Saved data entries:

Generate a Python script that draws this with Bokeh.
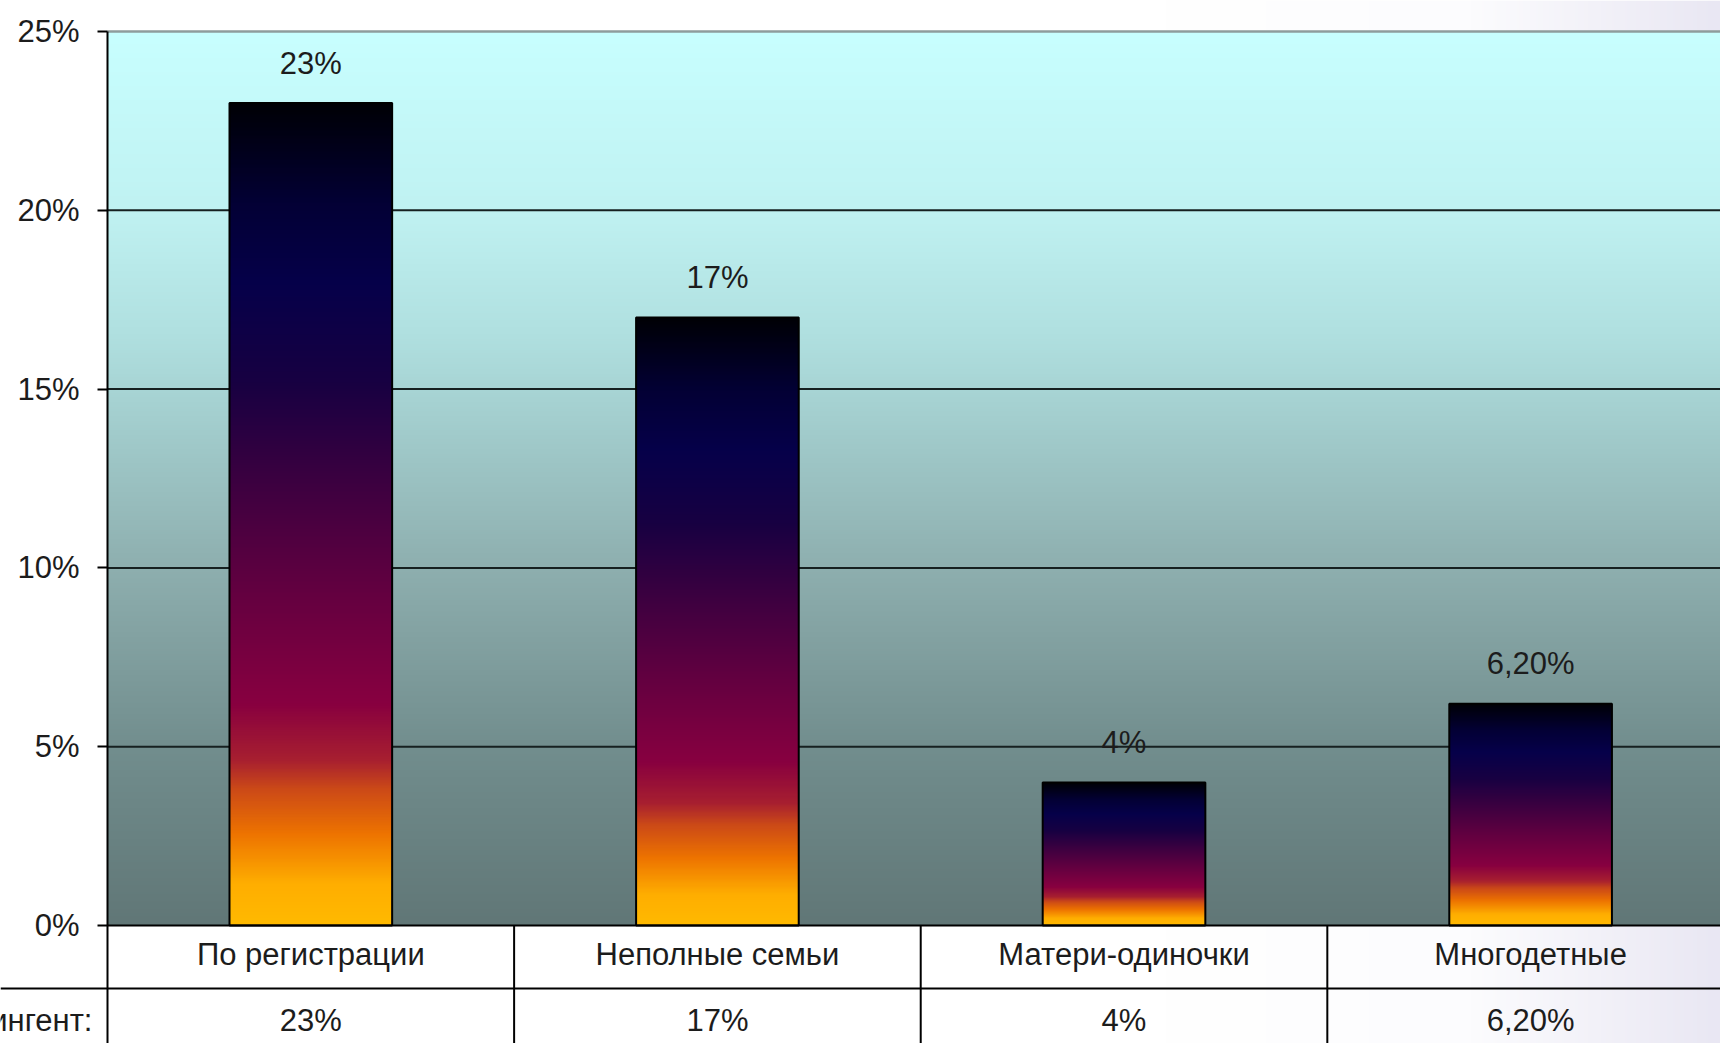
import numpy as np
from bokeh.plotting import figure
from bokeh.models import Range1d, FixedTicker, PrintfTickFormatter
from bokeh.core.properties import value
from bokeh.embed import file_html
from bokeh.resources import INLINE

# ---- data ----
categories = ["По регистрации", "Неполные семьи", "Матери-одиночки", "Многодетные"]
values = [23, 17, 4, 6.2]
value_labels = ["23%", "17%", "4%", "6,20%"]
row_header = "Контингент:"
y_ticks = [0, 5, 10, 15, 20, 25]

FONT = "Liberation Sans"
TXT = "#1c1c1c"
FS = "31px"

# ---- colour helpers ----
def hex2rgb(h):
    h = h.lstrip("#")
    return [int(h[i:i + 2], 16) for i in (0, 2, 4)]

def gradient(stops, n, vertical=True):
    pos = np.linspace(0, 1, n)
    ps = [s[0] for s in stops]
    cols = np.array([hex2rgb(s[1]) for s in stops], dtype=float)
    shape = (n, 1) if vertical else (1, n)
    img = np.empty(shape, dtype=np.uint32)
    view = img.view(dtype=np.uint8).reshape(shape + (4,))
    for c in range(3):
        ch = np.clip(np.interp(pos, ps, cols[:, c]), 0, 255).astype(np.uint8)
        if vertical:
            view[:, 0, c] = ch
        else:
            view[0, :, c] = ch
    view[..., 3] = 255
    return img

bar_stops = [
    (0.00, "#FFBA00"), (0.05, "#FFAE00"), (0.11, "#EE7400"), (0.165, "#CC4A18"),
    (0.20, "#A82030"), (0.27, "#880040"), (0.40, "#650040"), (0.52, "#420040"),
    (0.66, "#180042"), (0.78, "#06004A"), (0.88, "#030035"), (1.00, "#000005"),
]
bg_stops = [
    (0.0, "#617777"), (0.2, "#728E8E"), (0.4, "#8EAFAF"), (0.6, "#A8D5D5"),
    (0.66, "#B0E0E0"), (0.8, "#C0F2F2"), (1.0, "#C8FFFF"),
]
tint_stops = [(0.0, "#FFFFFF"), (0.55, "#FCFCFE"), (1.0, "#E9E7F3")]

n_cat = len(categories)
x_start, x_end = -0.2632, 3.967
y_bottom, y_top = -3.30, 25.867
row1_bottom = -1.762
row1_text_y = -0.825
row2_text_y = -2.657

p = figure(width=1720, height=1043, output_backend="svg", toolbar_location=None,
           x_range=Range1d(x_start, x_end), y_range=Range1d(y_bottom, y_top),
           x_axis_location=None, min_border=0)
p.background_fill_color = "white"
p.border_fill_color = "white"
p.outline_line_color = None
p.xgrid.visible = False
p.ygrid.visible = False

# slide background tint on the right
p.image_rgba(image=[gradient(tint_stops, 256, vertical=False)], x=2.6, y=y_bottom,
             dw=x_end - 2.6, dh=y_top - y_bottom, level="image")
# plot-area background gradient
p.image_rgba(image=[gradient(bg_stops, 512)], x=0, y=0, dw=n_cat, dh=max(y_ticks), level="image")

# horizontal grid lines (dark) and top border (grey)
inner = [t for t in y_ticks if 0 < t < max(y_ticks)]
p.segment(x0=[0] * len(inner), x1=[n_cat] * len(inner), y0=inner, y1=inner,
          line_color="#162020", line_width=2, level="underlay")
p.segment(x0=[0], x1=[n_cat], y0=[max(y_ticks)], y1=[max(y_ticks)],
          line_color="#8E9C9C", line_width=2.5, level="underlay")

# bars with gradient fill
xs = [i + 0.5 for i in range(n_cat)]
bw = 0.4
p.image_rgba(image=[gradient(bar_stops, 512) for _ in values],
             x=[x - bw / 2 for x in xs], y=[0] * n_cat, dw=[bw] * n_cat, dh=values)
p.vbar(x=xs, width=bw, top=values, bottom=0, fill_alpha=0, line_color="black", line_width=2)

# value labels above bars
p.text(x=xs, y=values, text=value_labels, y_offset=-40, text_align="center",
       text_baseline="middle", text_font=value(FONT), text_font_size=FS, text_color=TXT)

# data table below
p.segment(x0=[0, x_start] + list(range(1, n_cat + 1)), x1=[n_cat, n_cat] + list(range(1, n_cat + 1)),
          y0=[0, row1_bottom] + [0] * n_cat, y1=[0, row1_bottom] + [y_bottom - 1] * n_cat,
          line_color="black", line_width=2)
p.text(x=xs, y=[row1_text_y] * n_cat, text=categories, text_align="center", text_baseline="middle",
       text_font=value(FONT), text_font_size=FS, text_color=TXT)
p.text(x=xs, y=[row2_text_y] * n_cat, text=value_labels, text_align="center", text_baseline="middle",
       text_font=value(FONT), text_font_size=FS, text_color=TXT)
p.text(x=[-0.037], y=[row2_text_y], text=[row_header], text_align="right", text_baseline="middle",
       text_font=value(FONT), text_font_size=FS, text_color=TXT)

# y axis drawn at x = 0
ax = p.yaxis[0]
ax.fixed_location = 0
ax.bounds = (y_bottom, max(y_ticks))
ax.ticker = FixedTicker(ticks=y_ticks)
ax.formatter = PrintfTickFormatter(format="%d%%")
ax.major_label_text_font = FONT
ax.major_label_text_font_size = FS
ax.major_label_text_color = TXT
ax.major_tick_out = 10
ax.major_tick_in = 0
ax.minor_tick_out = 0
ax.minor_tick_in = 0
ax.major_tick_line_width = 2
ax.axis_line_width = 2
ax.axis_line_color = "black"
ax.major_tick_line_color = "black"
ax.major_label_standoff = 18

open("out.html", "w").write(file_html(p, INLINE))
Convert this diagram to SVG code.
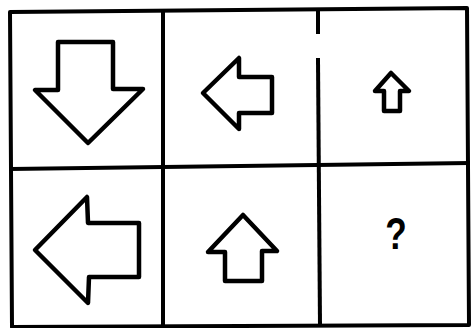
<svg xmlns="http://www.w3.org/2000/svg" width="471" height="328" viewBox="0 0 471 328">
<style>
.grid{fill:none;stroke:#000;stroke-width:4;stroke-linejoin:round;stroke-linecap:square}
.arrow{fill:#fff;stroke:#000;stroke-width:4.5;stroke-linejoin:round}
.small{stroke-width:4.5}
.q{font-family:"Liberation Sans",Arial,sans-serif;font-weight:bold;font-size:44px;fill:#000}
</style>
<rect width="471" height="328" fill="#fff"/>
<g id="grid">
<polygon class="grid" points="10,12 467,8 469,325 12,327"/>
<line class="grid" x1="11" y1="169" x2="468" y2="163"/>
<line class="grid" x1="163" y1="11" x2="163" y2="326"/>
<line class="grid" x1="318" y1="10" x2="318" y2="32"/>
<line class="grid" x1="318" y1="60" x2="320" y2="325"/>
</g>
<g id="cell1">
<polygon class="arrow" points="58,42 113,42 113,89 143,89 88,143 35,90 58,90"/>
</g>
<g id="cell2">
<polygon class="arrow" points="203,93 239,58 239,77 272,77 272,113 239,113 239,129"/>
</g>
<g id="cell3">
<polygon class="arrow small" points="391,73 409,91 400,91 400,111 384,111 384,91 375,91"/>
</g>
<g id="cell4">
<polygon class="arrow" points="35,250 87,197 88,223 139,223 139,277 89,277 88,303"/>
</g>
<g id="cell5">
<polygon class="arrow" points="243,215 277,251 262,251 262,281 225,281 225,252 208,252"/>
</g>
<g id="cell6">
<text class="q" transform="translate(396,249) scale(0.8,1)" text-anchor="middle">?</text>
</g>
</svg>
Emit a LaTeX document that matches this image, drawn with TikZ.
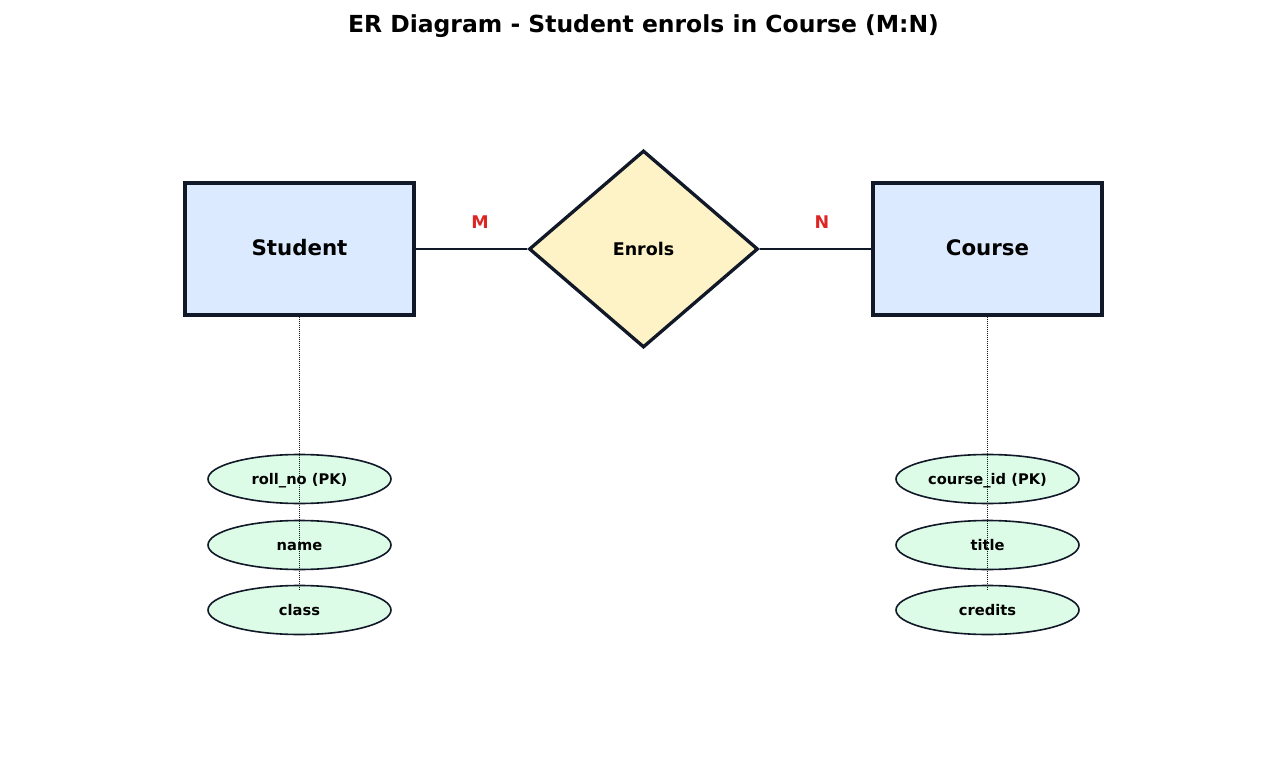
\documentclass[tikz,border=0pt]{standalone}
\usepackage{fontspec}
\setmainfont{DejaVu Sans}
\usetikzlibrary{shapes.geometric}
\definecolor{edge}{HTML}{111827}
\definecolor{entfill}{HTML}{DBEAFE}
\definecolor{relfill}{HTML}{FEF3C7}
\definecolor{attfill}{HTML}{DCFCE7}
\definecolor{card}{HTML}{DC2626}
\begin{document}
\begin{tikzpicture}[x=0.75pt,y=-0.75pt,
  entity/.style={draw=edge,fill=entfill,line width=2.5pt,minimum width=171.75pt,minimum height=99pt,inner sep=0pt,text height=12.5pt,text depth=2.8pt,font=\fontsize{16}{18}\selectfont\bfseries},
  rel/.style={diamond,draw=edge,fill=relfill,line width=2.5pt,minimum width=171.75pt,minimum height=147.75pt,inner sep=0pt,aspect=1.16,text height=11pt,text depth=1.2pt,font=\fontsize{13.1}{15}\selectfont\bfseries},
  attr/.style={ellipse,draw=edge,fill=attfill,line width=1.2pt,minimum width=137.25pt,minimum height=36.75pt,inner sep=0pt,text height=9pt,text depth=0.8pt,font=\fontsize{11}{13}\selectfont\bfseries},
  conn/.style={draw=edge,line width=1.6pt},
  attline/.style={draw=edge,line width=0.5pt,dash pattern=on 0.6pt off 0.9pt},
  cardlbl/.style={text=card,anchor=base,font=\fontsize{13.1}{15}\selectfont\bfseries}
]
\useasboundingbox (0,0) rectangle (1287,766);
\node[anchor=base,font=\fontsize{17.6}{20}\selectfont\bfseries] (title) at (643.5,32.5) {ER Diagram - Student enrols in Course (M:N)};
\node[entity] (student) at (299.5,249) {Student};
\node[entity] (course) at (987.5,249) {Course};
\node[rel] (enrols) at (643.5,249) {Enrols};
\draw[conn] (student.east) -- (enrols.west);
\draw[conn] (enrols.east) -- (course.west);
\node[cardlbl] (m) at (480,229) {M};
\node[cardlbl] (n) at (822,229) {N};
\node[attr] (a1) at (299.5,479) {roll\_no (PK)};
\node[attr] (a2) at (299.5,545) {name};
\node[attr] (a3) at (299.5,610) {class};
\node[attr] (b1) at (987.5,479) {course\_id (PK)};
\node[attr] (b2) at (987.5,545) {title};
\node[attr] (b3) at (987.5,610) {credits};
\coordinate (a3t) at (299.5,589);
\coordinate (b3t) at (987.5,589);
\draw[attline] (student.south) -- (a3t);
\draw[attline] (course.south) -- (b3t);
\end{tikzpicture}
\end{document}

[DESCRIPTION OF THE TASK]
Repeat exactly the lines from the first line of the records above through the line containing "return [int(h[i:i +", both included. Leave out the pictures.

[ANSWER TO THE EXERCISE]
Generate a Python script that draws this with Bokeh.
import numpy as np
from bokeh.plotting import figure
from bokeh.models import Range1d, FixedTicker, PrintfTickFormatter
from bokeh.core.properties import value
from bokeh.embed import file_html
from bokeh.resources import INLINE

# ---- data ----
categories = ["По регистрации", "Неполные семьи", "Матери-одиночки", "Многодетные"]
values = [23, 17, 4, 6.2]
value_labels = ["23%", "17%", "4%", "6,20%"]
row_header = "Контингент:"
y_ticks = [0, 5, 10, 15, 20, 25]

FONT = "Liberation Sans"
TXT = "#1c1c1c"
FS = "31px"

# ---- colour helpers ----
def hex2rgb(h):
    h = h.lstrip("#")
    return [int(h[i:i + 2], 16) for i in (0, 2, 4)]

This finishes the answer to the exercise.